Смерть присела в изголовье, говорит:
- Теперь ты мой. Отвечает:
- Нет, не твой, Я солдат еще живой.
- Ну,- говорит,- живой! Шевельни хотя б рукой.- Теркин тихо отвечает:
Соблюдаю, мол, покой...
Потом появилась начальная строфа:
В чистом поле на пригорке,
Одинок, и слаб, и мал,
На снегу Василий Теркин
Неподобранный лежал.
Но тут не хватало приметы поля боя, и получалась слишком условно-песенная картина: "В чистом поле..." - и дальше просились слова: "под ракитой..." А мне нужна была при интонации, идущей от известной песни, реальность нынешней войны. Кроме того, вторая строчка не годилась - она была не проста, в ней больше было беллетристической, чем песенной характеристики. Тогда пришла строфа:
За далекие пригорки
Уходил сраженья жар.
На снегу Василий Теркин
Неподобранный лежал.
Это не очень хорошо, но дает большую определенность места и времени: бой уже вдалеке, раненый уже долго лежит на снегу, он замерзает. И следующая строфа естественно развивает первую:
Снег под ним, набрякши кровью,
Взялся грудой ледяной.
Смерть склонилась к изголовью;
- Ну, солдат, пойдем со мной.
Но в целом эта глава написалась легко и быстро: сразу были найдены ее основной тон и композиция {Главе "Смерть и воин" в "Книге, про бойца" принадлежит, между прочим, еще и та роль, что она ближайшим образом связывает "Василия Теркина" с опубликованным спустя много лет "Теркиным на том свете". В ней, этой главе, содержится внешняя сюжетная схема последней моей поэмы: Теркин, полумертвым подобранный на поле боя, возвращается к жизни из небытия, "с того света", картины которого составляют особое, современное содержание моего "второго "Теркина". (Прим. автора.)}. А сколько было написано строк, переправленных десятки раз только затем иногда, чтобы выбросить их в конце концов, испытывая при этом такую же радость, как при написании новых удачных строк.

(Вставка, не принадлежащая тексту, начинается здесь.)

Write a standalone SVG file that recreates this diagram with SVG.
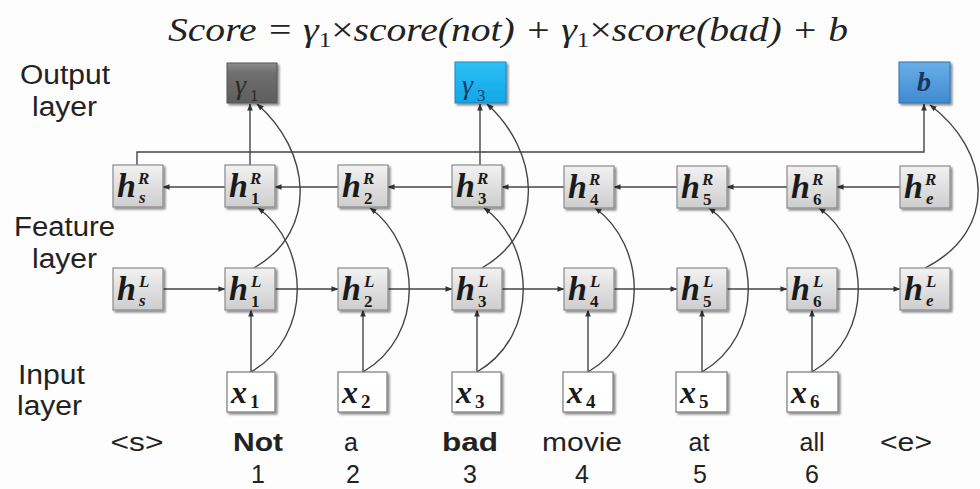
<svg xmlns="http://www.w3.org/2000/svg" width="980" height="489" viewBox="0 0 980 489">
  <defs>
    <linearGradient id="gH" x1="0" y1="0" x2="0" y2="1">
      <stop offset="0" stop-color="#f2f2f2"/>
      <stop offset="1" stop-color="#cdcdcd"/>
    </linearGradient>
    <linearGradient id="gGray" x1="0" y1="0" x2="0" y2="1">
      <stop offset="0" stop-color="#8c8c8c"/>
      <stop offset="0.25" stop-color="#6f6f6f"/>
      <stop offset="1" stop-color="#5e5e5e"/>
    </linearGradient>
    <linearGradient id="gCyan" x1="0" y1="0" x2="0" y2="1">
      <stop offset="0" stop-color="#2ec0f5"/>
      <stop offset="1" stop-color="#10a6e6"/>
    </linearGradient>
    <linearGradient id="gBlue" x1="0" y1="0" x2="0" y2="1">
      <stop offset="0" stop-color="#6aaee6"/>
      <stop offset="1" stop-color="#3f8ad4"/>
    </linearGradient>
    <filter id="shadow" x="-20%" y="-20%" width="150%" height="150%">
      <feGaussianBlur in="SourceAlpha" stdDeviation="1.2"/>
      <feOffset dx="2" dy="2" result="b"/>
      <feComponentTransfer><feFuncA type="linear" slope="0.45"/></feComponentTransfer>
      <feMerge><feMergeNode/><feMergeNode in="SourceGraphic"/></feMerge>
    </filter>
    <marker id="arr" viewBox="0 0 8 8" refX="7.5" refY="4" markerWidth="7" markerHeight="7" markerUnits="userSpaceOnUse" orient="auto">
      <path d="M0,0.8 L8,4 L0,7.2 z" fill="#333"/>
    </marker>
  </defs>
  <style>
    .lbl { font-family: "Liberation Sans", Arial, sans-serif; font-size: 27px; fill: #222; }
    .word { font-family: "Liberation Sans", Arial, sans-serif; font-size: 25px; fill: #222; text-anchor: middle; }
    .title { font-family: "Liberation Serif", "DejaVu Serif", serif; font-style: italic; font-size: 33px; fill: #222; }
    .hbox { fill: url(#gH); stroke: #8a8a8a; stroke-width: 1.2; }
    .xbox { fill: #ffffff; stroke: #7a7a7a; stroke-width: 1.2; }
    .hm { font-family: "Liberation Serif", "DejaVu Serif", serif; font-weight: bold; font-style: italic; fill: #1a1a1a; }
    .h { font-size: 34px; }
    .sup { font-size: 17px; }
    .up { font-style: normal; }
    .xm { font-family: "Liberation Serif", "DejaVu Serif", serif; font-weight: bold; font-style: italic; font-size: 32px; fill: #1a1a1a; }
    .xs { font-family: "Liberation Serif", "DejaVu Serif", serif; font-weight: bold; font-size: 19px; fill: #1a1a1a; }
    .om { font-family: "Liberation Serif", "DejaVu Serif", serif; font-style: italic; font-size: 28px; }
    .os { font-family: "Liberation Serif", "DejaVu Serif", serif; font-size: 17px; }
    .ts { font-family: "Liberation Serif", "DejaVu Serif", serif; font-style: normal; font-size: 21px; }
    .edge { fill: none; stroke: #444; stroke-width: 1.4; }
  </style>

  <rect width="980" height="489" fill="#fdfdfd"/>

  <!-- formula -->
  <text class="title" x="168" y="41" textLength="680" lengthAdjust="spacingAndGlyphs">Score = γ<tspan class="ts" dy="6">1</tspan><tspan dy="-6" font-style="normal">×</tspan>score(not) + γ<tspan class="ts" dy="6">1</tspan><tspan dy="-6" font-style="normal">×</tspan>score(bad) + b</text>

  <!-- layer captions -->
  <g id="captions">
    <text class="lbl" x="20" y="84" textLength="90" lengthAdjust="spacingAndGlyphs">Output</text>
    <text class="lbl" x="32" y="116" textLength="65" lengthAdjust="spacingAndGlyphs">layer</text>
    <text class="lbl" x="14" y="236" textLength="101" lengthAdjust="spacingAndGlyphs">Feature</text>
    <text class="lbl" x="32" y="268" textLength="65" lengthAdjust="spacingAndGlyphs">layer</text>
    <text class="lbl" x="18" y="384" textLength="67" lengthAdjust="spacingAndGlyphs">Input</text>
    <text class="lbl" x="17" y="415" textLength="65" lengthAdjust="spacingAndGlyphs">layer</text>
  </g>

  <!-- connectors -->
  <g id="connectors">
    <!-- right-to-left chain -->
    <line class="edge" x1="225" y1="187" x2="163" y2="187" marker-end="url(#arr)"/>
    <line class="edge" x1="338" y1="187" x2="275" y2="187" marker-end="url(#arr)"/>
    <line class="edge" x1="452" y1="187" x2="388" y2="187" marker-end="url(#arr)"/>
    <line class="edge" x1="564" y1="187" x2="502" y2="187" marker-end="url(#arr)"/>
    <line class="edge" x1="677" y1="187" x2="614" y2="187" marker-end="url(#arr)"/>
    <line class="edge" x1="787" y1="187" x2="727" y2="187" marker-end="url(#arr)"/>
    <line class="edge" x1="900" y1="187" x2="837" y2="187" marker-end="url(#arr)"/>
    <!-- left-to-right chain -->
    <line class="edge" x1="163" y1="289" x2="225" y2="289" marker-end="url(#arr)"/>
    <line class="edge" x1="275" y1="289" x2="338" y2="289" marker-end="url(#arr)"/>
    <line class="edge" x1="388" y1="289" x2="452" y2="289" marker-end="url(#arr)"/>
    <line class="edge" x1="502" y1="289" x2="564" y2="289" marker-end="url(#arr)"/>
    <line class="edge" x1="614" y1="289" x2="677" y2="289" marker-end="url(#arr)"/>
    <line class="edge" x1="727" y1="289" x2="787" y2="289" marker-end="url(#arr)"/>
    <line class="edge" x1="837" y1="289" x2="900" y2="289" marker-end="url(#arr)"/>
    <!-- inputs to left states -->
    <line class="edge" x1="251" y1="372" x2="251" y2="310" marker-end="url(#arr)"/>
    <line class="edge" x1="363" y1="372" x2="363" y2="310" marker-end="url(#arr)"/>
    <line class="edge" x1="477" y1="372" x2="477" y2="310" marker-end="url(#arr)"/>
    <line class="edge" x1="588" y1="372" x2="588" y2="310" marker-end="url(#arr)"/>
    <line class="edge" x1="702" y1="372" x2="702" y2="310" marker-end="url(#arr)"/>
    <line class="edge" x1="812" y1="372" x2="812" y2="310" marker-end="url(#arr)"/>
    <!-- inputs to right states -->
    <path class="edge" d="M251,372 C314,335 309,245 258,208" marker-end="url(#arr)"/>
    <path class="edge" d="M363,372 C426,335 421,245 370,208" marker-end="url(#arr)"/>
    <path class="edge" d="M477,372 C540,335 535,245 484,208" marker-end="url(#arr)"/>
    <path class="edge" d="M588,372 C651,335 646,245 595,208" marker-end="url(#arr)"/>
    <path class="edge" d="M702,372 C765,335 760,245 709,208" marker-end="url(#arr)"/>
    <path class="edge" d="M812,372 C875,335 870,245 819,208" marker-end="url(#arr)"/>
    <!-- states to outputs -->
    <line class="edge" x1="250" y1="165" x2="250" y2="104" marker-end="url(#arr)"/>
    <path class="edge" d="M254,268 C320,230 310,150 257,104" marker-end="url(#arr)"/>
    <line class="edge" x1="480" y1="165" x2="480" y2="104" marker-end="url(#arr)"/>
    <path class="edge" d="M482,268 C548,230 538,150 487,104" marker-end="url(#arr)"/>
    <polyline class="edge" points="137,165 137,152 924,152 924,104" marker-end="url(#arr)"/>
    <path class="edge" d="M925,268 C1000,230 990,150 930,105" marker-end="url(#arr)"/>
  </g>

  <!-- output layer -->
  <g id="out-gamma1">
    <rect x="227" y="63" width="50" height="40" fill="url(#gGray)" stroke="#555" stroke-width="1" filter="url(#shadow)"/>
    <text class="om" x="235" y="94" fill="#2a2a2a">γ</text><text class="os" x="250" y="101" fill="#2a2a2a">1</text>
  </g>
  <g id="out-gamma3">
    <rect x="455" y="62" width="51" height="41" fill="url(#gCyan)" stroke="#1588c0" stroke-width="1" filter="url(#shadow)"/>
    <text class="om" x="462" y="94" fill="#173a66">γ</text><text class="os" x="477" y="101" fill="#173a66">3</text>
  </g>
  <g id="out-b">
    <rect x="899" y="62" width="51" height="41" fill="url(#gBlue)" stroke="#2f6fae" stroke-width="1" filter="url(#shadow)"/>
    <text class="om" x="917" y="91" fill="#1b3560" font-weight="bold">b</text>
  </g>

  <!-- backward states -->
  <g id="hR-s"><rect class="hbox" x="113" y="165" width="50" height="42" filter="url(#shadow)"/><text class="hm h" x="117" y="197">h</text><text class="hm sup" x="138" y="184">R</text><text class="hm sup" x="139" y="203">s</text></g>
  <g id="hR-1"><rect class="hbox" x="225" y="165" width="50" height="42" filter="url(#shadow)"/><text class="hm h" x="229" y="197">h</text><text class="hm sup" x="250" y="184">R</text><text class="hm sup up" x="251" y="204">1</text></g>
  <g id="hR-2"><rect class="hbox" x="338" y="165" width="50" height="42" filter="url(#shadow)"/><text class="hm h" x="342" y="197">h</text><text class="hm sup" x="363" y="184">R</text><text class="hm sup up" x="364" y="204">2</text></g>
  <g id="hR-3"><rect class="hbox" x="452" y="165" width="50" height="42" filter="url(#shadow)"/><text class="hm h" x="456" y="197">h</text><text class="hm sup" x="477" y="184">R</text><text class="hm sup up" x="478" y="204">3</text></g>
  <g id="hR-4"><rect class="hbox" x="564" y="166" width="50" height="42" filter="url(#shadow)"/><text class="hm h" x="568" y="198">h</text><text class="hm sup" x="589" y="185">R</text><text class="hm sup up" x="590" y="205">4</text></g>
  <g id="hR-5"><rect class="hbox" x="677" y="166" width="50" height="42" filter="url(#shadow)"/><text class="hm h" x="681" y="198">h</text><text class="hm sup" x="702" y="185">R</text><text class="hm sup up" x="703" y="205">5</text></g>
  <g id="hR-6"><rect class="hbox" x="787" y="166" width="50" height="42" filter="url(#shadow)"/><text class="hm h" x="791" y="198">h</text><text class="hm sup" x="812" y="185">R</text><text class="hm sup up" x="813" y="205">6</text></g>
  <g id="hR-e"><rect class="hbox" x="900" y="166" width="50" height="42" filter="url(#shadow)"/><text class="hm h" x="904" y="198">h</text><text class="hm sup" x="925" y="185">R</text><text class="hm sup" x="926" y="204">e</text></g>

  <!-- forward states -->
  <g id="hL-s"><rect class="hbox" x="113" y="268" width="50" height="42" filter="url(#shadow)"/><text class="hm h" x="117" y="300">h</text><text class="hm sup" x="139" y="287">L</text><text class="hm sup" x="139" y="306">s</text></g>
  <g id="hL-1"><rect class="hbox" x="225" y="268" width="50" height="42" filter="url(#shadow)"/><text class="hm h" x="229" y="300">h</text><text class="hm sup" x="251" y="287">L</text><text class="hm sup up" x="251" y="307">1</text></g>
  <g id="hL-2"><rect class="hbox" x="338" y="268" width="50" height="42" filter="url(#shadow)"/><text class="hm h" x="342" y="300">h</text><text class="hm sup" x="364" y="287">L</text><text class="hm sup up" x="364" y="307">2</text></g>
  <g id="hL-3"><rect class="hbox" x="452" y="268" width="50" height="42" filter="url(#shadow)"/><text class="hm h" x="456" y="300">h</text><text class="hm sup" x="478" y="287">L</text><text class="hm sup up" x="478" y="307">3</text></g>
  <g id="hL-4"><rect class="hbox" x="564" y="268" width="50" height="42" filter="url(#shadow)"/><text class="hm h" x="568" y="300">h</text><text class="hm sup" x="590" y="287">L</text><text class="hm sup up" x="590" y="307">4</text></g>
  <g id="hL-5"><rect class="hbox" x="677" y="268" width="50" height="42" filter="url(#shadow)"/><text class="hm h" x="681" y="300">h</text><text class="hm sup" x="703" y="287">L</text><text class="hm sup up" x="703" y="307">5</text></g>
  <g id="hL-6"><rect class="hbox" x="787" y="268" width="50" height="42" filter="url(#shadow)"/><text class="hm h" x="791" y="300">h</text><text class="hm sup" x="813" y="287">L</text><text class="hm sup up" x="813" y="307">6</text></g>
  <g id="hL-e"><rect class="hbox" x="900" y="268" width="50" height="42" filter="url(#shadow)"/><text class="hm h" x="904" y="300">h</text><text class="hm sup" x="926" y="287">L</text><text class="hm sup" x="926" y="306">e</text></g>

  <!-- inputs -->
  <g id="x1"><rect class="xbox" x="227" y="372" width="48" height="40" filter="url(#shadow)"/><text class="xm" x="231" y="403">x</text><text class="xs" x="250" y="408">1</text></g>
  <g id="x2"><rect class="xbox" x="338" y="372" width="49" height="40" filter="url(#shadow)"/><text class="xm" x="342" y="403">x</text><text class="xs" x="361" y="408">2</text></g>
  <g id="x3"><rect class="xbox" x="452" y="372" width="49" height="40" filter="url(#shadow)"/><text class="xm" x="456" y="403">x</text><text class="xs" x="475" y="408">3</text></g>
  <g id="x4"><rect class="xbox" x="563" y="372" width="50" height="40" filter="url(#shadow)"/><text class="xm" x="567" y="403">x</text><text class="xs" x="586" y="408">4</text></g>
  <g id="x5"><rect class="xbox" x="676" y="372" width="51" height="40" filter="url(#shadow)"/><text class="xm" x="680" y="403">x</text><text class="xs" x="699" y="408">5</text></g>
  <g id="x6"><rect class="xbox" x="787" y="372" width="51" height="40" filter="url(#shadow)"/><text class="xm" x="791" y="403">x</text><text class="xs" x="810" y="408">6</text></g>

  <!-- sentence tokens and positions -->
  <g id="tokens">
    <text class="word" x="137" y="451" textLength="53" lengthAdjust="spacingAndGlyphs">&lt;s&gt;</text>
    <text class="word" x="258" y="451" font-weight="bold" textLength="50" lengthAdjust="spacingAndGlyphs">Not</text>
    <text class="word" x="351" y="451">a</text>
    <text class="word" x="470" y="451" font-weight="bold" fill="#2b7bb9" textLength="56" lengthAdjust="spacingAndGlyphs">bad</text>
    <text class="word" x="582" y="451" textLength="80" lengthAdjust="spacingAndGlyphs">movie</text>
    <text class="word" x="699" y="451">at</text>
    <text class="word" x="812" y="451">all</text>
    <text class="word" x="906" y="451" textLength="52" lengthAdjust="spacingAndGlyphs">&lt;e&gt;</text>
    <text class="word" x="258" y="483">1</text>
    <text class="word" x="353" y="483">2</text>
    <text class="word" x="470" y="483">3</text>
    <text class="word" x="582" y="483">4</text>
    <text class="word" x="700" y="483">5</text>
    <text class="word" x="812" y="483">6</text>
  </g>
</svg>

И все это, пусть даже было трудно, но не нудно, делалось всегда в большом душевном подъеме, с радостью, с уверенностью. Должен сказать вообще: по-моему, хорошо бывает то, что пишется как бы легко, а не то, что набирается с мучительной кропотливостью по строчечке, по словечку, которые то встанут на место, то выпадут - и так до бесконечности. Но все дело в том, что добраться до этой "легкости" очень нелегко, и вот об этих-то трудностях подхода к "легкости" идет речь, когда мы говорим о том, что наше искусство требует труда. А если ты так-таки и не испытал "легкости", радости, когда чувствуешь, что "пошло", не испытал за все время работы над вещью, а только, как говорят, тащил лодку посуху, так и не спустив ее на воду, то вряд ли и читатель испытает радость от плода твоих кропотливых усилий.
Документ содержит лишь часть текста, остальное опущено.